May 6, 2013

Reality Check

Today is the 1st Annual World Moyamoya Day to help raise awareness about this rare (and pretty scary) disease and to celebrate its survivors.

Peter and I were talking last night about Claire, her diagnosis and prognosis, and what the future holds for her.  I had to clear up some misconceptions he had... and thought I would take the opportunity today to do the same for all of you, dear Readers.

1.  Claire is not cured.

This seems to be the biggest misconception.  Claire’s surgery did not miraculously “fix” her.  Claire’s surgery was an attempt to provide the means for her body to fix itself.  Because Claire is a pediatric patient and her vessels are not big enough for a full bypass procedure -- Claire had an indirect surgery, which should allow for her body to create new blood supply to the affected areas of her brain over a period of time.
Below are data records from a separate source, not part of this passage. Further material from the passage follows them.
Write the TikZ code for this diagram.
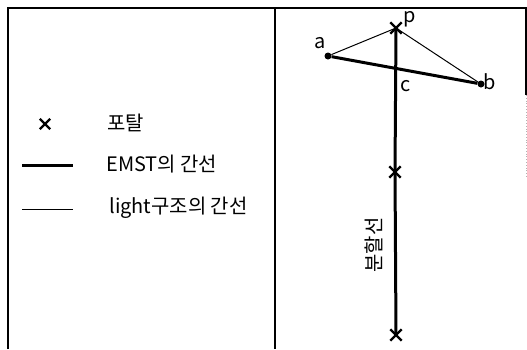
\documentclass[tikz,border=0pt]{standalone}
\usepackage{fontspec}
\setmainfont{Noto Sans CJK KR}
\usetikzlibrary{shapes.misc}

\begin{document}
\begin{tikzpicture}[x=1bp,y=-1bp,font=\fontsize{20}{24}\selectfont,
portal/.style={cross out,draw,line width=2.4bp,minimum size=9bp,inner sep=0pt},
site/.style={circle,fill,inner sep=0pt,minimum size=7bp},
emst/.style={line width=3bp},
light/.style={line width=1bp},
frame/.style={line width=2bp}]
\useasboundingbox (0,0) rectangle (527,349);
% outer frame and divider
\draw[frame] (8,349) -- (8,8) -- (526,8) -- (526,95);
\draw[gray!60,dotted,line width=0.8bp] (526,95) -- (526,178);
\draw[frame] (275,8) -- (275,349);
% legend
\node[portal,minimum size=8bp] (lgportal) at (45,124) {};
\node[anchor=west] (lgportaltext) at (104,123) {포탈};
\coordinate (lgemstA) at (22,165.5);
\coordinate (lgemstB) at (73,165.5);
\draw[emst] (lgemstA) -- (lgemstB);
\node[anchor=west] (lgemsttext) at (103,164) {EMST의 간선};
\coordinate (lglightA) at (22,209.5);
\coordinate (lglightB) at (73,209.5);
\draw[light] (lglightA) -- (lglightB);
\node[anchor=west] (lglighttext) at (106,208) {light구조의 간선};
% points and portals
\node[portal] (p) at (396,28) {};
\node[portal] (q) at (395,172) {};
\node[portal] (r) at (396,335) {};
\node[site] (a) at (328,56) {};
\node[site] (b) at (481,84) {};
\node (alabel) at (320,43) {a};
\node (blabel) at (490,82) {b};
\node (plabel) at (410,19) {p};
\node (c) at (406,86) {c};
% edges
\draw[light] (a) -- (p.center) -- (b);
\draw[emst] (a) -- (b);
\draw[emst] (p.center) -- (q.center) -- (r.center);
\node[rotate=90] (cut) at (374,245) {분할선};
\end{tikzpicture}
\end{document}
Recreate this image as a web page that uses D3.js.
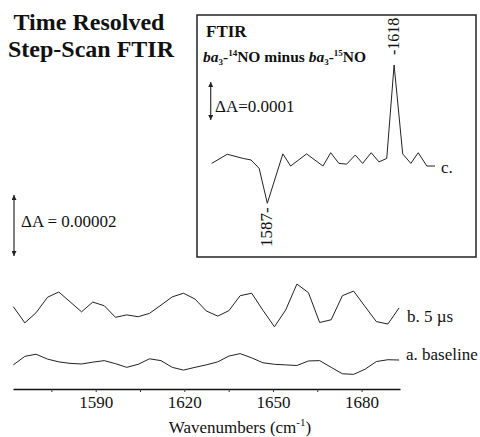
<!DOCTYPE html>
<html>
<head>
<meta charset="utf-8">
<script src="https://cdn.jsdelivr.net/npm/d3@7"></script>
<style>
  body { margin: 0; background: #fff; }
  text { font-family: "Liberation Serif", "Times New Roman", serif; fill: #111; }
</style>
</head>
<body>
<div id="chart"></div>
<script>
// main panel: wavenumbers (cm-1) of the step-scan points
const wavenumbers = [1562.1, 1566.0, 1569.8, 1573.7, 1577.5, 1581.3, 1585.2, 1589.0, 1592.9, 1596.7,
  1600.5, 1604.4, 1608.2, 1612.1, 1615.9, 1619.7, 1623.6, 1627.4, 1631.3, 1635.1,
  1638.9, 1642.8, 1646.6, 1650.5, 1654.3, 1658.1, 1662.0, 1665.8, 1669.7, 1673.5,
  1677.3, 1681.2, 1685.0, 1688.9, 1692.7];

// dA x 1e5, traces stacked (b above a)
const trace5us = [2.70, 2.17, 2.50, 3.01, 3.18, 2.86, 2.53, 2.85, 2.73, 2.35,
  2.43, 2.37, 2.48, 2.75, 3.02, 3.14, 2.95, 2.56, 2.39, 2.57,
  3.06, 3.14, 2.58, 2.04, 2.59, 3.44, 3.16, 2.18, 2.27, 3.06,
  3.21, 2.70, 2.21, 2.13, 2.66];
const traceBaseline = [0.79, 1.07, 1.14, 0.98, 0.89, 0.84, 0.82, 0.88, 0.93, 0.83,
  0.71, 0.81, 0.99, 0.93, 0.71, 0.62, 0.71, 0.79, 0.89, 1.08,
  1.16, 1.02, 0.86, 0.81, 0.79, 0.77, 0.92, 0.93, 0.71, 0.50,
  0.48, 0.65, 0.90, 0.96, 0.95];

const xTicks = [1575, 1590, 1605, 1620, 1635, 1650, 1665, 1680];
const xTickLabels = ["", "1590", "", "1620", "", "1650", "", "1680"];

// inset: FTIR 14NO minus 15NO (dA x 1e4)
const insetWn = [1573.4, 1577.2, 1581.1, 1583.0, 1585.0, 1587.0, 1590.8, 1592.7, 1596.6, 1600.6,
  1602.5, 1604.5, 1606.4, 1608.5, 1610.3, 1612.4, 1614.3, 1616.2, 1618.0, 1620.1,
  1622.1, 1623.9, 1626.0, 1628.0];
const insetDA = [-0.01, 0.23, 0.12, 0.08, -0.14, -1.06, 0.24, -0.08, 0.24, -0.08,
  0.27, -0.01, -0.03, 0.21, -0.01, 0.27, 0.03, 0.12, 2.58, 0.24,
  -0.01, 0.27, -0.08, -0.08];

const svg = d3.select("#chart").append("svg")
  .attr("width", 480)
  .attr("height", 437);

const defs = svg.append("defs");
["arrowUp", "arrowDown"].forEach(function(id, i) {
  defs.append("marker")
    .attr("id", id)
    .attr("viewBox", "0 0 10 10")
    .attr("refX", 5).attr("refY", i === 0 ? 0 : 10)
    .attr("markerWidth", 5).attr("markerHeight", 6)
    .attr("markerUnits", "userSpaceOnUse")
    .append("path")
      .attr("d", i === 0 ? "M0,10 L5,0 L10,10 Z" : "M0,0 L5,10 L10,0 Z")
      .attr("fill", "#222");
});

// title
const title = svg.append("text")
  .attr("text-anchor", "middle")
  .style("font-weight", "bold")
  .style("font-size", "24px");
title.append("tspan").attr("x", 89).attr("y", 30).text("Time Resolved");
title.append("tspan").attr("x", 91).attr("y", 57).text("Step-Scan FTIR");

// main scales
const x = d3.scaleLinear().domain([1562, 1693]).range([13, 400]);
const y = d3.scaleLinear().domain([0, 1]).range([389, 358.5]);

const xAxis = svg.append("g")
  .attr("transform", "translate(0,389)")
  .call(d3.axisBottom(x)
    .tickValues(xTicks)
    .tickFormat(function(d, i) { return xTickLabels[i]; })
    .tickSizeInner(3)
    .tickSizeOuter(0)
    .tickPadding(4));
xAxis.select(".domain").attr("stroke", "#111").attr("stroke-width", 1.6);
xAxis.selectAll(".tick line").attr("stroke", "#333");
xAxis.selectAll(".tick text")
  .style("font-family", "'Liberation Serif', serif")
  .style("font-size", "17px")
  .attr("fill", "#111");

const xLabel = svg.append("text")
  .attr("x", 240).attr("y", 433)
  .attr("text-anchor", "middle")
  .style("font-size", "17px")
  .text("Wavenumbers (cm");
xLabel.append("tspan").attr("dy", -7).style("font-size", "11px").text("-1");
xLabel.append("tspan").attr("dy", 7).text(")");

const line = d3.line()
  .x(function(d) { return x(d[0]); })
  .y(function(d) { return y(d[1]); });

svg.append("path")
  .datum(wavenumbers.map(function(w, i) { return [w, trace5us[i]]; }))
  .attr("d", line)
  .attr("fill", "none").attr("stroke", "#222").attr("stroke-width", 1);

svg.append("path")
  .datum(wavenumbers.map(function(w, i) { return [w, traceBaseline[i]]; }))
  .attr("d", line)
  .attr("fill", "none").attr("stroke", "#222").attr("stroke-width", 1);

svg.append("text").attr("x", 407).attr("y", 322)
  .style("font-size", "17px").text("b. 5 \u00b5s");
svg.append("text").attr("x", 406).attr("y", 360)
  .style("font-size", "17px").text("a. baseline");

// main scale bar: 2e-5
svg.append("line")
  .attr("x1", 14).attr("x2", 14)
  .attr("y1", y(0) - 133).attr("y2", y(2) - 133)
  .attr("stroke", "#555").attr("stroke-width", 1.5)
  .attr("marker-start", "url(#arrowDown)")
  .attr("marker-end", "url(#arrowUp)");
svg.append("text").attr("x", 21).attr("y", 227)
  .style("font-size", "17px").text("\u0394A = 0.00002");

// inset
svg.append("rect")
  .attr("x", 197).attr("y", 15).attr("width", 279).attr("height", 242)
  .attr("fill", "none").attr("stroke", "#222").attr("stroke-width", 1.5);

svg.append("text").attr("x", 206).attr("y", 37)
  .style("font-weight", "bold").style("font-size", "17px").text("FTIR");

const sub = svg.append("text").attr("x", 203).attr("y", 62)
  .style("font-weight", "bold").style("font-size", "15.5px");
sub.append("tspan").style("font-style", "italic").text("ba");
sub.append("tspan").attr("dy", 3).style("font-size", "9px").text("3");
sub.append("tspan").attr("dy", -3).text("-");
sub.append("tspan").attr("dy", -6).style("font-size", "9px").text("14");
sub.append("tspan").attr("dy", 6).text("NO minus ");
sub.append("tspan").style("font-style", "italic").text("ba");
sub.append("tspan").attr("dy", 3).style("font-size", "9px").text("3");
sub.append("tspan").attr("dy", -3).text("-");
sub.append("tspan").attr("dy", -6).style("font-size", "9px").text("15");
sub.append("tspan").attr("dy", 6).text("NO");

const ix = d3.scaleLinear().domain([1573.4, 1628]).range([211.7, 435]);
const iy = d3.scaleLinear().domain([0, 1]).range([163, 125]);

svg.append("path")
  .datum(insetWn.map(function(w, i) { return [w, insetDA[i]]; }))
  .attr("d", d3.line().x(function(d) { return ix(d[0]); }).y(function(d) { return iy(d[1]); }))
  .attr("fill", "none").attr("stroke", "#222").attr("stroke-width", 1);

// inset scale bar: 1e-4
svg.append("line")
  .attr("x1", 210.7).attr("x2", 210.7)
  .attr("y1", iy(0) - 43).attr("y2", iy(1) - 43)
  .attr("stroke", "#333").attr("stroke-width", 1.2)
  .attr("marker-start", "url(#arrowDown)")
  .attr("marker-end", "url(#arrowUp)");
svg.append("text").attr("x", 215).attr("y", 112)
  .style("font-size", "17px").text("\u0394A=0.0001");

// peak labels
const peakIdx = insetDA.indexOf(d3.max(insetDA));
const dipIdx = insetDA.indexOf(d3.min(insetDA));
svg.append("text")
  .attr("transform", "translate(" + (ix(insetWn[peakIdx]) + 5) + "," + (iy(insetDA[peakIdx]) - 10) + ") rotate(-90)")
  .style("font-size", "16px").text("-1618");
svg.append("text")
  .attr("transform", "translate(" + (ix(insetWn[dipIdx]) + 5) + "," + (iy(insetDA[dipIdx]) + 4) + ") rotate(-90)")
  .attr("text-anchor", "end")
  .style("font-size", "17px").text("1587-");

svg.append("text").attr("x", 441).attr("y", 173)
  .style("font-size", "17px").text("c.");
</script>
</body>
</html>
2. Over a period of time...

That’s a very important point there.  It will be six months to two years before these new blood supplies develop in Claire’s brain.  June 7 will be Claire’s six month anniversary and June 12 she will have a procedure to determine how things are progressing.  During this period of time, Claire is still at risk for stroke, seizure, TIA, and other scary brain things.

3.  How at risk?

Well... high risk.  Very high.  Claire had at least three strokes before her surgery.  I say “at least” because all the strokes happened in so-called quiet areas of her brain and she had no outward signs of them.  So three strokes show clearly on some of the many brain scans Claire has had done, and two more are questionable.  So, our fearless warrior child could have had as many as five strokes before she had surgery.

Claire also recently had a trans ischemic attack (TIA or “mini-stroke”).  During a TIA, a blockage occurs, disrupting the flow of blood to the brain.  A rare complication of a TIA is a brain hemorrhage -- which can be fatal.

Claire can, and likely will continue to have “episodes” while her brain is healing itself and developing new blood flow.  No one knows what the probability is -- this disease is so rare, not much is known about it at all.  And Claire is an anomaly in so many ways that she’s even harder to diagnose.

4.  Claire is not the same as she was.

Because Claire looks the same, and mostly acts the same, and because I treat her the same as “before” -- people assume she is the same.  She isn’t.  This diagnosis and her treatment have caused major changes in who and what Claire is and will be.  She is not worse -- she is simply a different Claire now.  I’m not asking anyone to treat her different (as I said -- I don’t) but I would like it if people would understand that she’s been through a major trauma and it has affected her. It will continue to affect her.  And we are all doing our best to deal with that.  Claire requires a bit more patience than “before”.  So does her mother... and her brother... and others who love her.  

5.  What does this all mean?

I hate answering this question.  HATE.  It’s scary and I don’t like to talk about.  I’m not sailing away on the Good Ship Lollipop wearing my rose-colored glasses when it comes to Claire’s prognosis -- but I also don’t particularly enjoy thinking about or talking about the death of children.  Any children.  Especially my child.  I prefer people digest the facts themselves and come to their own conclusions, or Google it.  But, that’s not been working out so well (see Exhibit 1. Peter) so... here goes.

Claire could die from this.

There. I said it.  She could die. Of course, she could get run over by a runaway Dial-A-Ride bus too -- there are no guarantees about how long we get to bless this world with our presence. But there it is. Claire could have a massive stroke today, tomorrow, or (hopefully) never.  The surgery may be a success, or it may not.  This could develop on the other side of her brain, or it might not.  We. Just. Don’t. Know.  I’ve been told a lot of scary facts, and figures, and I don’t like to talk about them. Or even particularly think about them to be honest.  No one does.  

You don’t want to come up to me in the grocery store and ask, “How’s Claire?” and have me respond with, “Well, there’s an upwards of 67% chance that she could have a massive stroke and die within the next six months.”  What’s the proper response to that?  “Ummm... I think I read somewhere that carrots are good brain food and I think they’re on sale this week.”?

Nope.  That’s not a conversation I want to have with anyone. Ever. So instead I focus on the ups and try to mitigate the downs.  

6.  So what are you going to do?

We are going to do what our neurosurgeon suggested we do... Live.  Claire’s life has been forever changed but we are still going to enjoy and celebrate that life as it is now.  We are going to celebrate the small victories (staying on honor roll despite all she’s been through) and the large ones (surviving a TIA).  She is still going to have to clean her room and eat her vegetables.  We are not going to mourn all the things she can’t do (ride a roller coaster, go on a water slide) but instead choose to enjoy the things she still can (ride a bike, swim).  For however long we can, we are going to live... and hopefully, hopefully, live well.

And we are going to try... TRY to listen to what Bob Marley said:

“In every life we have some trouble.  When you worry, you make it double.  Don't worry. Be happy.”